* _Given request_: Among the entries that follow, locate the line with "Rebuild this chart" and the line with "234000, 253100, 243400];". Output those lines and all lines in between, exactly, minus the pictures.

====================

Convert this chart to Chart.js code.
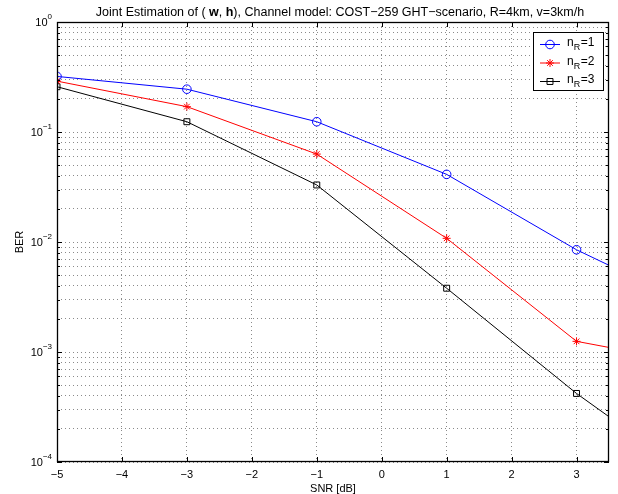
<!DOCTYPE html>
<html>
<head>
<meta charset="utf-8">
<script src="https://cdn.jsdelivr.net/npm/chart.js@4"></script>
<style>
html,body{margin:0;padding:0;background:#fff;}
#wrap{width:618px;height:494px;position:relative;}
</style>
</head>
<body>
<div id="wrap"><canvas id="c" width="618" height="494"></canvas></div>
<script>
// ---- data ----
const SNR = [-5, -3, -1, 1, 3, 3.5];
const BER_NR1 = [0.32, 0.245, 0.124, 0.0412, 0.0085, 0.00614];
const BER_NR2 = [0.29, 0.17, 0.063, 0.0108, 0.00125, 0.0011];
const BER_NR3 = [0.258, 0.124, 0.033, 0.0038, 0.00042, 0.000258];
const X_TICKS = [-5, -4, -3, -2, -1, 0, 1, 2, 3];
const Y_DECADES = [-4, -3, -2, -1, 0];
const SERIES_LABELS = ['1', '2', '3'];
const TITLE_PARTS = [
  ['Joint Estimation of ( ', false], ['w', true], [', ', false], ['h', true],
  ['), Channel model: COST\u2212259 GHT\u2212scenario, R=4km, v=3km/h', false]
];

const FONT = '"Liberation Sans", Arial, Helvetica, sans-serif';

// all log-scale tick values (1..9 x 10^k)
const Y_TICK_VALUES = [];
Y_DECADES.forEach((e, i) => {
  if (i === Y_DECADES.length - 1) { Y_TICK_VALUES.push(Math.pow(10, e)); return; }
  for (let m = 1; m <= 9; m++) Y_TICK_VALUES.push(m * Math.pow(10, e));
});

function pts(ys){ return SNR.map((x,i)=>({x, y: ys[i]})); }

const styles = [
  {color:'#0000ff', style:'circle', r:4.3},
  {color:'#ff0000', style:'star', r:4},
  {color:'#000000', style:'rect', r:4.2}
];

const datasets = [BER_NR1, BER_NR2, BER_NR3].map((d, i) => ({
  label: 'n_R=' + SERIES_LABELS[i],
  data: pts(d),
  borderColor: styles[i].color,
  backgroundColor: styles[i].color,
  borderWidth: 1,
  pointStyle: styles[i].style,
  pointRadius: SNR.map(x => x > 3 ? 0 : styles[i].r),
  pointBorderColor: styles[i].color,
  pointBackgroundColor: 'rgba(0,0,0,0)',
  pointBorderWidth: 1,
  tension: 0
}));

const framePlugin = {
  id: 'frame',
  afterDraw(chart) {
    const {ctx, chartArea: a, scales} = chart;
    ctx.save();
    // inward ticks
    ctx.strokeStyle = '#000';
    ctx.lineWidth = 1;
    ctx.beginPath();
    X_TICKS.forEach(v => {
      const x = Math.round(scales.x.getPixelForValue(v)) + 0.5;
      ctx.moveTo(x, a.bottom); ctx.lineTo(x, a.bottom - 5);
      ctx.moveTo(x, a.top); ctx.lineTo(x, a.top + 5);
    });
    Y_TICK_VALUES.forEach(v => {
      const y = Math.round(scales.y.getPixelForValue(v)) + 0.5;
      const major = Math.abs(Math.log10(v) - Math.round(Math.log10(v))) < 1e-9;
      const L = major ? 5 : 3;
      ctx.moveTo(a.left, y); ctx.lineTo(a.left + L, y);
      ctx.moveTo(a.right, y); ctx.lineTo(a.right - L, y);
    });
    ctx.stroke();
    // box
    ctx.lineWidth = 1.3;
    ctx.strokeRect(a.left + 0.5, a.top + 0.5, a.right - a.left - 1, a.bottom - a.top - 1);

    // y tick labels 10^k with superscript exponent
    ctx.fillStyle = '#000';
    ctx.textBaseline = 'middle';
    Y_DECADES.forEach(e => {
      const y = scales.y.getPixelForValue(Math.pow(10, e));
      const ex = String(e).replace('-', '\u2212');
      ctx.font = '8px ' + FONT;
      const ew = ctx.measureText(ex).width;
      const xr = 52;
      ctx.textAlign = 'left';
      ctx.fillText(ex, xr - ew, y - 5);
      ctx.font = '11px ' + FONT;
      ctx.textAlign = 'right';
      ctx.fillText('10', xr - ew, y + 1);
    });

    // legend
    const lx = 533.5, ly = 32.5, lw = 70, lh = 58;
    ctx.fillStyle = '#fff';
    ctx.fillRect(lx, ly, lw, lh);
    ctx.lineWidth = 1;
    ctx.strokeStyle = '#000';
    ctx.strokeRect(lx, ly, lw, lh);
    const rows = [44, 62.5, 81];
    styles.forEach((s, i) => {
      const y = rows[i];
      ctx.strokeStyle = s.color;
      ctx.lineWidth = 1;
      ctx.beginPath(); ctx.moveTo(540, y + 0.5); ctx.lineTo(560, y + 0.5); ctx.stroke();
      ctx.fillStyle = 'rgba(0,0,0,0)';
      Chart.helpers.drawPoint(ctx, {pointStyle: s.style, radius: s.r, rotation: 0, borderWidth: 1}, 550, y + 0.5);
      ctx.fillStyle = '#000';
      ctx.textBaseline = 'alphabetic';
      ctx.textAlign = 'left';
      ctx.font = '12px ' + FONT;
      let tx = 567;
      ctx.fillText('n', tx, y + 2);
      tx += ctx.measureText('n').width;
      ctx.font = '9px ' + FONT;
      ctx.fillText('R', tx, y + 6);
      tx += ctx.measureText('R').width + 0.5;
      ctx.font = '12px ' + FONT;
      ctx.fillText('=' + SERIES_LABELS[i], tx, y + 2);
    });

    // title with bold parts
    const TF = '12.5px ' + FONT;
    let total = 0;
    TITLE_PARTS.forEach(([t, b]) => {
      ctx.font = (b ? 'bold ' : '') + TF;
      total += ctx.measureText(t).width;
    });
    let tx = 340 - total / 2;
    ctx.fillStyle = '#000';
    ctx.textBaseline = 'middle';
    ctx.textAlign = 'left';
    TITLE_PARTS.forEach(([t, b]) => {
      ctx.font = (b ? 'bold ' : '') + TF;
      ctx.fillText(t, tx, 12.5);
      tx += ctx.measureText(t).width;
    });
    ctx.restore();
  }
};

new Chart(document.getElementById('c'), {
  type: 'line',
  data: { datasets },
  plugins: [framePlugin],
  options: {
    responsive: false,
    animation: false,
    devicePixelRatio: 1,
    layout: { padding: { top: 22, right: 9, left: 0, bottom: 0 } },
    plugins: { legend: { display: false }, tooltip: { enabled: false }, title: { display: false } },
    scales: {
      x: {
        type: 'linear', min: -5, max: 3.5,
        afterFit(s) { s.height = 32; },
        afterBuildTicks(s) { s.ticks = X_TICKS.map(v => ({value: v})); },
        ticks: {
          autoSkip: false, maxRotation: 0, padding: 6, color: '#000',
          font: { family: FONT, size: 11 },
          callback: v => String(v).replace('-', '\u2212')
        },
        grid: { color: '#8a8a8a', lineWidth: 1, drawTicks: false },
        border: { display: false, dash: [1, 3] },
        title: { display: true, text: 'SNR [dB]', color: '#000', padding: { top: 0, bottom: -2 }, font: { family: FONT, size: 11 } }
      },
      y: {
        type: 'logarithmic', min: 1e-4, max: 1,
        afterFit(s) { s.width = 57; },
        afterBuildTicks(s) { s.ticks = Y_TICK_VALUES.map(v => ({value: v})); },
        ticks: { display: false, autoSkip: false },
        grid: { color: '#8a8a8a', lineWidth: 1, drawTicks: false },
        border: { display: false, dash: [1, 3] },
        title: { display: true, text: 'BER', color: '#000', padding: { top: 13, bottom: 0 }, font: { family: FONT, size: 11 } }
      }
    }
  }
});
</script>
</body>
</html>
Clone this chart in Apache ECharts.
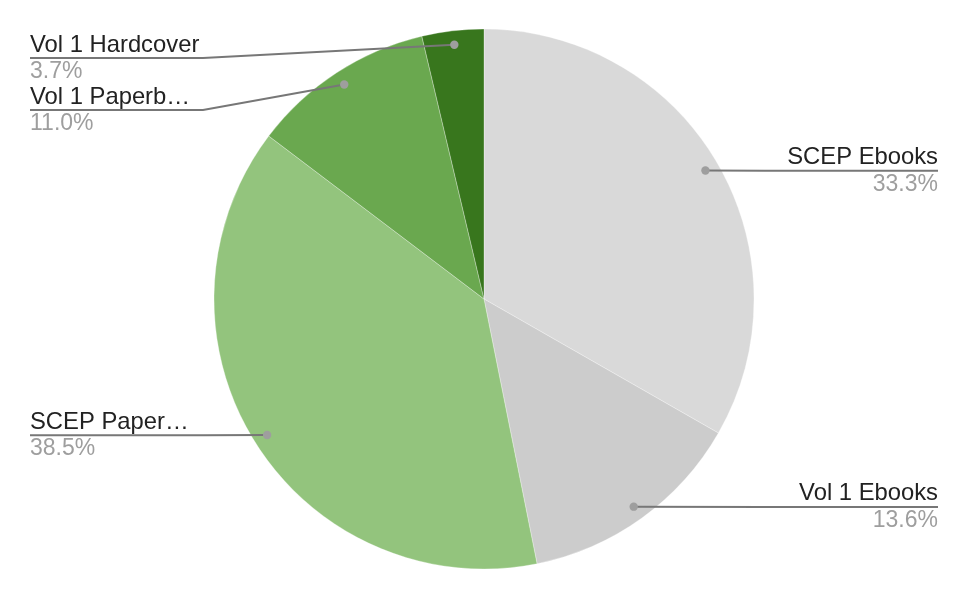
<!DOCTYPE html>
<html><head><meta charset="utf-8">
<script src="https://cdn.jsdelivr.net/npm/echarts@6/dist/echarts.min.js"></script>
<style>html,body{margin:0;padding:0;background:#fff}#c{width:968px;height:600px}</style>
</head><body><div id="c"></div>
<script>
const categories = ['SCEP Ebooks', 'Vol 1 Ebooks', 'SCEP Paper…', 'Vol 1 Paperb…', 'Vol 1 Hardcover'];
const values = [33.3, 13.6, 38.5, 11.0, 3.7];
const colors = ['#d9d9d9', '#cccccc', '#93c47d', '#6aa84f', '#38761d'];

const W = 968, TOP = 32, CX = 484, CY = 299, R = 270, RL = 256, EDGE = 30, HSEG = 173;
const FONT = '"Liberation Sans", Arial, sans-serif';
const total = values.reduce((a, b) => a + b, 0);

const chart = echarts.init(document.getElementById('c'), null, {renderer: 'canvas'});
const pieData = categories.map((n, i) => ({name: n, value: values[i], itemStyle: {color: colors[i]}}));
const labelData = categories.map((n, i) => ({name: n, value: values[i]}));

chart.setOption({
  animation: false,
  backgroundColor: '#fff',
  series: [
    {
      type: 'pie', left: 0, top: TOP, right: 0, bottom: 0,
      center: [CX, CY - TOP], radius: R, startAngle: 90, clockwise: true,
      label: {show: false}, labelLine: {show: false}, silent: true,
      itemStyle: {borderColor: 'rgba(255,255,255,0.6)', borderWidth: 0.5},
      data: pieData
    },
    {
      type: 'pie', left: 0, top: TOP, right: 0, bottom: 0,
      center: [CX, CY - TOP], radius: RL, startAngle: 90, clockwise: true,
      silent: true, z: 5,
      itemStyle: {color: 'rgba(0,0,0,0)'},
      avoidLabelOverlap: true,
      label: {
        show: true, position: 'outside', alignTo: 'edge', edgeDistance: EDGE,
        fontFamily: FONT,
        formatter: p => '{n|' + p.name + '}\n{p|' + (p.value / total * 100).toFixed(1) + '%}',
        rich: {
          n: {fontSize: 23.8, color: '#222222', lineHeight: 27.5, fontFamily: FONT},
          p: {fontSize: 23, color: '#9e9e9e', lineHeight: 25.5, fontFamily: FONT}
        }
      },
      labelLine: {show: true, length: 0, length2: 10, smooth: false,
        lineStyle: {color: '#777777', width: 2}},
      labelLayout: function (params) {
        const pts = params.labelLinePoints;
        if (!pts) return {};
        const r = params.labelRect;
        const y = r.y + r.height / 2;
        const p0 = pts[0];
        const left = p0[0] < CX;
        const ex = left ? EDGE : W - EDGE;
        const mx = left ? Math.min(EDGE + HSEG, p0[0]) : Math.max(W - EDGE - HSEG, p0[0]);
        return {labelLinePoints: [[p0[0], p0[1]], [mx, y], [ex, y]]};
      },
      data: labelData
    }
  ]
});

const sd = chart.getModel().getSeriesByIndex(1).getData();
const dots = [];
for (let i = 0; i < sd.count(); i++) {
  const l = sd.getItemLayout(i);
  const mid = (l.startAngle + l.endAngle) / 2;
  dots.push({type: 'circle', z: 100, silent: true,
    shape: {cx: l.cx + l.r * Math.cos(mid), cy: l.cy + l.r * Math.sin(mid), r: 4.2},
    style: {fill: '#9e9e9e'}});
}
chart.setOption({graphic: dots});
</script>
</body></html>
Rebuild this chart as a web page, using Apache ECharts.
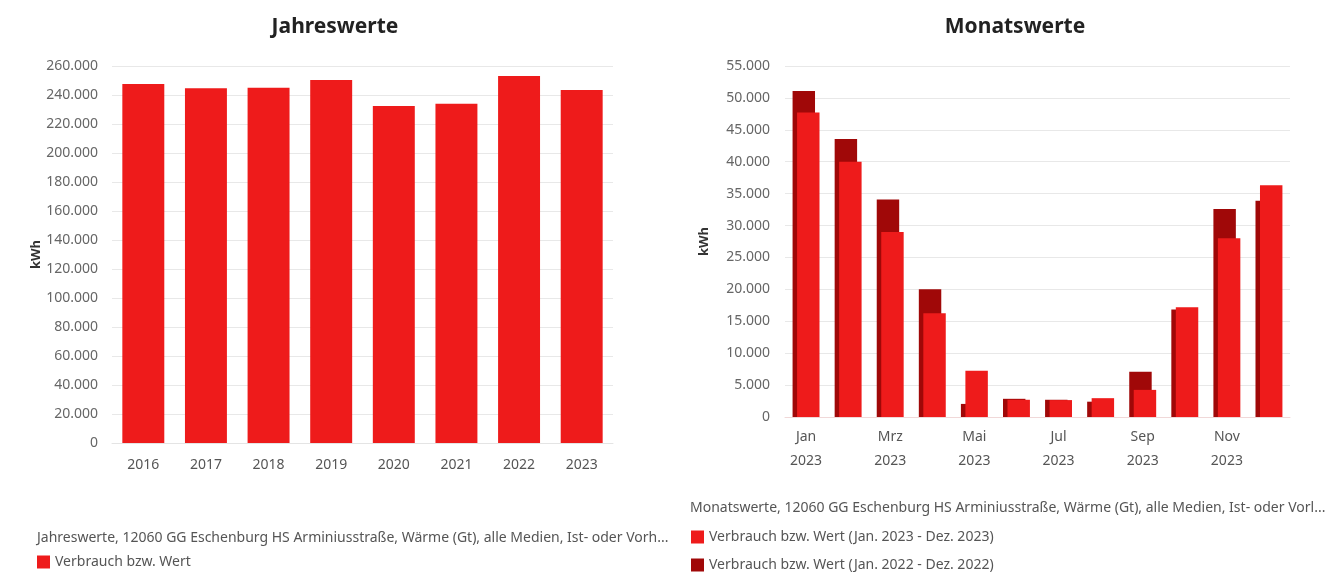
<!DOCTYPE html>
<html>
<head>
<meta charset="utf-8">
<script src="https://cdn.jsdelivr.net/npm/echarts@6/dist/echarts.min.js"></script>
<style>
  html, body { margin: 0; padding: 0; background: #fff; }
  #chart { width: 1342px; height: 572px; }
</style>
</head>
<body>
<div id="chart"></div>
<script>
// ---- data ----
const years = ['2016', '2017', '2018', '2019', '2020', '2021', '2022', '2023'];
const yearValues = [247600, 244600, 245000, 250300, 232400, 234000, 253100, 243400];

const months = ['Jan', 'Feb', 'Mrz', 'Apr', 'Mai', 'Jun', 'Jul', 'Aug', 'Sep', 'Okt', 'Nov', 'Dez'];
const monthYear = '2023';
const values2023 = [47700, 40000, 29000, 16250, 7250, 2700, 2650, 2950, 4250, 17200, 28000, 36300];
const values2022 = [51100, 43550, 34100, 20000, 2050, 2850, 2700, 2400, 7100, 16850, 32600, 33900];

const seriesYear = 'Verbrauch bzw. Wert';
const series2023 = 'Verbrauch bzw. Wert (Jan. 2023 - Dez. 2023)';
const series2022 = 'Verbrauch bzw. Wert (Jan. 2022 - Dez. 2022)';
const captionLeft = 'Jahreswerte, 12060 GG Eschenburg HS Arminiusstraße, Wärme (Gt), alle Medien, Ist- oder Vorh...';
const captionRight = 'Monatswerte, 12060 GG Eschenburg HS Arminiusstraße, Wärme (Gt), alle Medien, Ist- oder Vorl...';

// ---- styles ----
const FONT = '"Noto Sans", sans-serif';
const RED = '#ee1b1b';
const DARK = '#a00808';
const fmt = v => String(v).replace(/\B(?=(\d{3})+(?!\d))/g, '.');

const chart = echarts.init(document.getElementById('chart'));
chart.setOption({
  animation: false,
  textStyle: { fontFamily: FONT },
  title: [
    { text: 'Jahreswerte', left: 335, top: 17, textAlign: 'center', padding: 0,
      textStyle: { fontFamily: FONT, fontSize: 21, fontWeight: 'bold', color: '#222' } },
    { text: 'Monatswerte', left: 1015, top: 17, textAlign: 'center', padding: 0,
      textStyle: { fontFamily: FONT, fontSize: 21, fontWeight: 'bold', color: '#222' } },
    { text: captionLeft, left: 37, top: 531, padding: 0,
      textStyle: { fontFamily: FONT, fontSize: 14, fontWeight: 'normal', color: '#555' } },
    { text: captionRight, left: 690, top: 501, padding: 0,
      textStyle: { fontFamily: FONT, fontSize: 14, fontWeight: 'normal', color: '#555' } }
  ],
  legend: [
    { data: [seriesYear], orient: 'vertical', left: 37, top: 555, padding: 0,
      icon: 'rect', itemWidth: 13, itemHeight: 13, itemGap: 14,
      textStyle: { fontFamily: FONT, fontSize: 14, color: '#555' } },
    { data: [series2023, series2022], orient: 'vertical', left: 691, top: 530, padding: 0,
      icon: 'rect', itemWidth: 13, itemHeight: 13, itemGap: 14,
      textStyle: { fontFamily: FONT, fontSize: 14, color: '#555' } }
  ],
  grid: [
    { left: 112, top: 66, width: 501, height: 377 },
    { left: 785, top: 66, width: 505, height: 351 }
  ],
  xAxis: [
    { type: 'category', gridIndex: 0, data: years,
      axisLine: { lineStyle: { color: '#e4e4e4' } }, axisTick: { show: false },
      axisLabel: { color: '#555', fontSize: 14, margin: 15, fontFamily: FONT } },
    { type: 'category', gridIndex: 1, data: months,
      axisLine: { lineStyle: { color: '#f0d8d8' } }, axisTick: { show: false },
      axisLabel: { color: '#555', fontSize: 14, margin: 8, interval: 1, lineHeight: 24,
        fontFamily: FONT, formatter: m => m + '\n' + monthYear } }
  ],
  yAxis: [
    { type: 'value', gridIndex: 0, min: 0, max: 260000, interval: 20000,
      name: 'kWh', nameLocation: 'middle', nameGap: 61,
      nameTextStyle: { color: '#333', fontSize: 13, fontWeight: 'bold', fontFamily: FONT },
      axisLine: { show: false }, axisTick: { show: false },
      splitLine: { lineStyle: { color: '#e8e8e8' } },
      axisLabel: { color: '#666', fontSize: 14, margin: 14, formatter: fmt, fontFamily: FONT } },
    { type: 'value', gridIndex: 1, min: 0, max: 55000, interval: 5000,
      name: 'kWh', nameLocation: 'middle', nameGap: 74,
      nameTextStyle: { color: '#333', fontSize: 13, fontWeight: 'bold', fontFamily: FONT },
      axisLine: { show: false }, axisTick: { show: false },
      splitLine: { lineStyle: { color: '#e8e8e8' } },
      axisLabel: { color: '#666', fontSize: 14, margin: 15, formatter: fmt, fontFamily: FONT } }
  ],
  series: [
    { name: seriesYear, type: 'bar', xAxisIndex: 0, yAxisIndex: 0, data: yearValues,
      barCategoryGap: '33%', itemStyle: { color: RED } },
    { name: series2022, type: 'bar', xAxisIndex: 1, yAxisIndex: 1, data: values2022,
      barCategoryGap: '36%', barGap: '-80%', itemStyle: { color: DARK } },
    { name: series2023, type: 'bar', xAxisIndex: 1, yAxisIndex: 1, data: values2023,
      barCategoryGap: '36%', barGap: '-80%', itemStyle: { color: RED } }
  ]
});
</script>
</body>
</html>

====================

* _Complete response_:
Rebuild this chart as a web page, using Apache ECharts.
<!DOCTYPE html>
<html>
<head>
<meta charset="utf-8">
<script src="https://cdn.jsdelivr.net/npm/echarts@6/dist/echarts.min.js"></script>
<style>
  html, body { margin: 0; padding: 0; background: #fff; }
  #chart { width: 1342px; height: 572px; }
</style>
</head>
<body>
<div id="chart"></div>
<script>
// ---- data ----
const years = ['2016', '2017', '2018', '2019', '2020', '2021', '2022', '2023'];
const yearValues = [247600, 244600, 245000, 250300, 232400, 234000, 253100, 243400];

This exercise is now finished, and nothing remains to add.